= Data provided =

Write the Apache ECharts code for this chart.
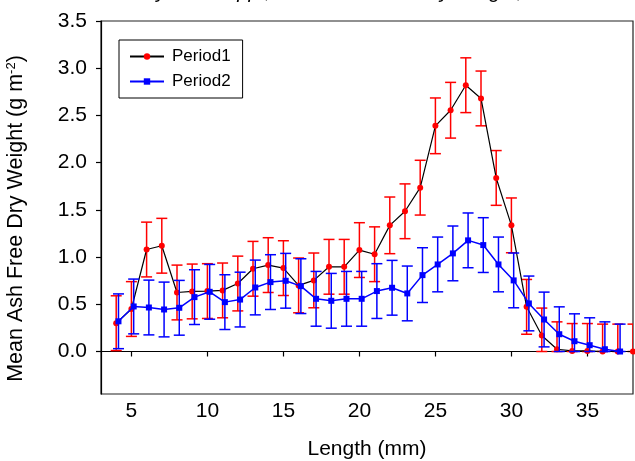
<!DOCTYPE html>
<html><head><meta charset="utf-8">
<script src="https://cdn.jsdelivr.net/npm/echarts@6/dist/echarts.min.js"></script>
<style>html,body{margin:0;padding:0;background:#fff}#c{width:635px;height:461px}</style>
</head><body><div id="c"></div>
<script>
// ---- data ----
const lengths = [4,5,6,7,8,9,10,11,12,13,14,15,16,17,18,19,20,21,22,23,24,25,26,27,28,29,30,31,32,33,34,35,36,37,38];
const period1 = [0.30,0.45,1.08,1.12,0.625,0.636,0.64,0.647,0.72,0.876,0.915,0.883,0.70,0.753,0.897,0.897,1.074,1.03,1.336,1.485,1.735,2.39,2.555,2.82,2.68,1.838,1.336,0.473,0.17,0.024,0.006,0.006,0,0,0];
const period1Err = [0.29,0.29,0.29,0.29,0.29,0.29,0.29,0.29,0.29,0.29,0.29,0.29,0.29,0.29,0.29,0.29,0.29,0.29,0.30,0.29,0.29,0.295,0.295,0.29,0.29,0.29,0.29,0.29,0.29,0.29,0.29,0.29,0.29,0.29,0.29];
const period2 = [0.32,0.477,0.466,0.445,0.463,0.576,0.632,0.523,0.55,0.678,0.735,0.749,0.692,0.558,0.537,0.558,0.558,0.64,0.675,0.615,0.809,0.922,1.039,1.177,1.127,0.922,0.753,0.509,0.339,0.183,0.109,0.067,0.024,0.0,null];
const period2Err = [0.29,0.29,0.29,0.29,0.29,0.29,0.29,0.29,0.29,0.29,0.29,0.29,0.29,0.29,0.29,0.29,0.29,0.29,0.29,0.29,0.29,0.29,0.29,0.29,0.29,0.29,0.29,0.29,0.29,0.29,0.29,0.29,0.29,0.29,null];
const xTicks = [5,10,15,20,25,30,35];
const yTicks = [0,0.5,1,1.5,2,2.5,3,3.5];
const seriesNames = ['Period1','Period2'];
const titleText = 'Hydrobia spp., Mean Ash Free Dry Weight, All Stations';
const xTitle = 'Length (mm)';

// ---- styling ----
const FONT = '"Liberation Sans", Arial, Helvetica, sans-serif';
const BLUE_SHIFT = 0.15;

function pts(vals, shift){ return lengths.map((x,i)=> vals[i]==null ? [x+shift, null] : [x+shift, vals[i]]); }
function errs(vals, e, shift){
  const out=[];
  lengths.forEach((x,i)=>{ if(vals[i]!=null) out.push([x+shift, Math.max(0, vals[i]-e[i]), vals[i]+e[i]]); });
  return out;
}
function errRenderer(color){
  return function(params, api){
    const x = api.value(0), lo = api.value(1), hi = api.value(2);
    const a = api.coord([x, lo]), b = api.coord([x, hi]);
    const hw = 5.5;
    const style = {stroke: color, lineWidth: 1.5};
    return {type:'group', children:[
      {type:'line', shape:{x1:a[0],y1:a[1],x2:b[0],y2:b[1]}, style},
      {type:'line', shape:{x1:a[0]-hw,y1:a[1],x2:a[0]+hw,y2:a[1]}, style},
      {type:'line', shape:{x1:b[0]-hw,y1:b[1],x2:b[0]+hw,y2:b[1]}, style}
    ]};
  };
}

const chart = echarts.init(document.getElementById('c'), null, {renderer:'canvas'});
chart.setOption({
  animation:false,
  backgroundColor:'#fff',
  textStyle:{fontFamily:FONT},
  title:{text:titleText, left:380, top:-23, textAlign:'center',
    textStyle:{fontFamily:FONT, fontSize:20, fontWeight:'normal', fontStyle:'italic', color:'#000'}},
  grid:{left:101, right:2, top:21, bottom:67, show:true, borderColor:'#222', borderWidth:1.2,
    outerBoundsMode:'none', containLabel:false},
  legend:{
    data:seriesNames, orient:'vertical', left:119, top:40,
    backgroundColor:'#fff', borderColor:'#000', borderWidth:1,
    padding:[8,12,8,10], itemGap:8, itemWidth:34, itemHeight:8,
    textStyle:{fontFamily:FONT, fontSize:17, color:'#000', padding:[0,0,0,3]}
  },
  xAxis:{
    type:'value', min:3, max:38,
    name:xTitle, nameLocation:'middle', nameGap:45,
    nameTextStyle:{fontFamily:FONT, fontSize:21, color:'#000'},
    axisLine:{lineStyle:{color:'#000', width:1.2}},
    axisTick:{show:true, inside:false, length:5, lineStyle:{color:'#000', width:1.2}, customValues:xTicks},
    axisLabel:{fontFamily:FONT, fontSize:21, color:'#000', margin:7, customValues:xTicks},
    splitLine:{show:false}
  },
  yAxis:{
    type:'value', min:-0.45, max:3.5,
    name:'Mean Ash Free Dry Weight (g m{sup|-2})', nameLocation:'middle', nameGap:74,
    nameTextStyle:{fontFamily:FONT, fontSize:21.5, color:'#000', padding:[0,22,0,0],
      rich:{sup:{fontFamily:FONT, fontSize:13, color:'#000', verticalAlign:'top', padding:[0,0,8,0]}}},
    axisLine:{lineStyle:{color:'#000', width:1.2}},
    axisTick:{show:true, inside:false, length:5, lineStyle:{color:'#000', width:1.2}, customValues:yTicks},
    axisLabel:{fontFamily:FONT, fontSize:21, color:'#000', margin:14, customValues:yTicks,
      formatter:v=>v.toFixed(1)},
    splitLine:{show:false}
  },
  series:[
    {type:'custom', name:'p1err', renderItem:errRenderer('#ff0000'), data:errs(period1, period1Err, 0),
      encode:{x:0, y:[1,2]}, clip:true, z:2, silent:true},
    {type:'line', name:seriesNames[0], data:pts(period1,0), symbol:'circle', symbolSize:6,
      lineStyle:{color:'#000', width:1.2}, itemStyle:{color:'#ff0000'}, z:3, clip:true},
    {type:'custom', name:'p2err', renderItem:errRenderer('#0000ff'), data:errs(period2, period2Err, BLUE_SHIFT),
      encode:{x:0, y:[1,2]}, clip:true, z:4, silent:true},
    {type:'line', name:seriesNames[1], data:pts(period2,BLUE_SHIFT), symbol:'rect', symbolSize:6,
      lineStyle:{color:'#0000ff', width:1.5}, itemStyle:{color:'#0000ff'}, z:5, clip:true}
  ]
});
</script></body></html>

= Exercise description =
Restate the entire listing word for word, excluding pictures.

= Written response =
Write the Apache ECharts code for this chart.
<!DOCTYPE html>
<html><head><meta charset="utf-8">
<script src="https://cdn.jsdelivr.net/npm/echarts@6/dist/echarts.min.js"></script>
<style>html,body{margin:0;padding:0;background:#fff}#c{width:635px;height:461px}</style>
</head><body><div id="c"></div>
<script>
// ---- data ----
const lengths = [4,5,6,7,8,9,10,11,12,13,14,15,16,17,18,19,20,21,22,23,24,25,26,27,28,29,30,31,32,33,34,35,36,37,38];
const period1 = [0.30,0.45,1.08,1.12,0.625,0.636,0.64,0.647,0.72,0.876,0.915,0.883,0.70,0.753,0.897,0.897,1.074,1.03,1.336,1.485,1.735,2.39,2.555,2.82,2.68,1.838,1.336,0.473,0.17,0.024,0.006,0.006,0,0,0];
const period1Err = [0.29,0.29,0.29,0.29,0.29,0.29,0.29,0.29,0.29,0.29,0.29,0.29,0.29,0.29,0.29,0.29,0.29,0.29,0.30,0.29,0.29,0.295,0.295,0.29,0.29,0.29,0.29,0.29,0.29,0.29,0.29,0.29,0.29,0.29,0.29];
const period2 = [0.32,0.477,0.466,0.445,0.463,0.576,0.632,0.523,0.55,0.678,0.735,0.749,0.692,0.558,0.537,0.558,0.558,0.64,0.675,0.615,0.809,0.922,1.039,1.177,1.127,0.922,0.753,0.509,0.339,0.183,0.109,0.067,0.024,0.0,null];
const period2Err = [0.29,0.29,0.29,0.29,0.29,0.29,0.29,0.29,0.29,0.29,0.29,0.29,0.29,0.29,0.29,0.29,0.29,0.29,0.29,0.29,0.29,0.29,0.29,0.29,0.29,0.29,0.29,0.29,0.29,0.29,0.29,0.29,0.29,0.29,null];
const xTicks = [5,10,15,20,25,30,35];
const yTicks = [0,0.5,1,1.5,2,2.5,3,3.5];
const seriesNames = ['Period1','Period2'];
const titleText = 'Hydrobia spp., Mean Ash Free Dry Weight, All Stations';
const xTitle = 'Length (mm)';

// ---- styling ----
const FONT = '"Liberation Sans", Arial, Helvetica, sans-serif';
const BLUE_SHIFT = 0.15;

function pts(vals, shift){ return lengths.map((x,i)=> vals[i]==null ? [x+shift, null] : [x+shift, vals[i]]); }
function errs(vals, e, shift){
  const out=[];
  lengths.forEach((x,i)=>{ if(vals[i]!=null) out.push([x+shift, Math.max(0, vals[i]-e[i]), vals[i]+e[i]]); });
  return out;
}
function errRenderer(color){
  return function(params, api){
    const x = api.value(0), lo = api.value(1), hi = api.value(2);
    const a = api.coord([x, lo]), b = api.coord([x, hi]);
    const hw = 5.5;
    const style = {stroke: color, lineWidth: 1.5};
    return {type:'group', children:[
      {type:'line', shape:{x1:a[0],y1:a[1],x2:b[0],y2:b[1]}, style},
      {type:'line', shape:{x1:a[0]-hw,y1:a[1],x2:a[0]+hw,y2:a[1]}, style},
      {type:'line', shape:{x1:b[0]-hw,y1:b[1],x2:b[0]+hw,y2:b[1]}, style}
    ]};
  };
}

const chart = echarts.init(document.getElementById('c'), null, {renderer:'canvas'});
chart.setOption({
  animation:false,
  backgroundColor:'#fff',
  textStyle:{fontFamily:FONT},
  title:{text:titleText, left:380, top:-23, textAlign:'center',
    textStyle:{fontFamily:FONT, fontSize:20, fontWeight:'normal', fontStyle:'italic', color:'#000'}},
  grid:{left:101, right:2, top:21, bottom:67, show:true, borderColor:'#222', borderWidth:1.2,
    outerBoundsMode:'none', containLabel:false},
  legend:{
    data:seriesNames, orient:'vertical', left:119, top:40,
    backgroundColor:'#fff', borderColor:'#000', borderWidth:1,
    padding:[8,12,8,10], itemGap:8, itemWidth:34, itemHeight:8,
    textStyle:{fontFamily:FONT, fontSize:17, color:'#000', padding:[0,0,0,3]}
  },
  xAxis:{
    type:'value', min:3, max:38,
    name:xTitle, nameLocation:'middle', nameGap:45,
    nameTextStyle:{fontFamily:FONT, fontSize:21, color:'#000'},
    axisLine:{lineStyle:{color:'#000', width:1.2}},
    axisTick:{show:true, inside:false, length:5, lineStyle:{color:'#000', width:1.2}, customValues:xTicks},
    axisLabel:{fontFamily:FONT, fontSize:21, color:'#000', margin:7, customValues:xTicks},
    splitLine:{show:false}
  },
  yAxis:{
    type:'value', min:-0.45, max:3.5,
    name:'Mean Ash Free Dry Weight (g m{sup|-2})', nameLocation:'middle', nameGap:74,
    nameTextStyle:{fontFamily:FONT, fontSize:21.5, color:'#000', padding:[0,22,0,0],
      rich:{sup:{fontFamily:FONT, fontSize:13, color:'#000', verticalAlign:'top', padding:[0,0,8,0]}}},
    axisLine:{lineStyle:{color:'#000', width:1.2}},
    axisTick:{show:true, inside:false, length:5, lineStyle:{color:'#000', width:1.2}, customValues:yTicks},
    axisLabel:{fontFamily:FONT, fontSize:21, color:'#000', margin:14, customValues:yTicks,
      formatter:v=>v.toFixed(1)},
    splitLine:{show:false}
  },
  series:[
    {type:'custom', name:'p1err', renderItem:errRenderer('#ff0000'), data:errs(period1, period1Err, 0),
      encode:{x:0, y:[1,2]}, clip:true, z:2, silent:true},
    {type:'line', name:seriesNames[0], data:pts(period1,0), symbol:'circle', symbolSize:6,
      lineStyle:{color:'#000', width:1.2}, itemStyle:{color:'#ff0000'}, z:3, clip:true},
    {type:'custom', name:'p2err', renderItem:errRenderer('#0000ff'), data:errs(period2, period2Err, BLUE_SHIFT),
      encode:{x:0, y:[1,2]}, clip:true, z:4, silent:true},
    {type:'line', name:seriesNames[1], data:pts(period2,BLUE_SHIFT), symbol:'rect', symbolSize:6,
      lineStyle:{color:'#0000ff', width:1.5}, itemStyle:{color:'#0000ff'}, z:5, clip:true}
  ]
});
</script></body></html>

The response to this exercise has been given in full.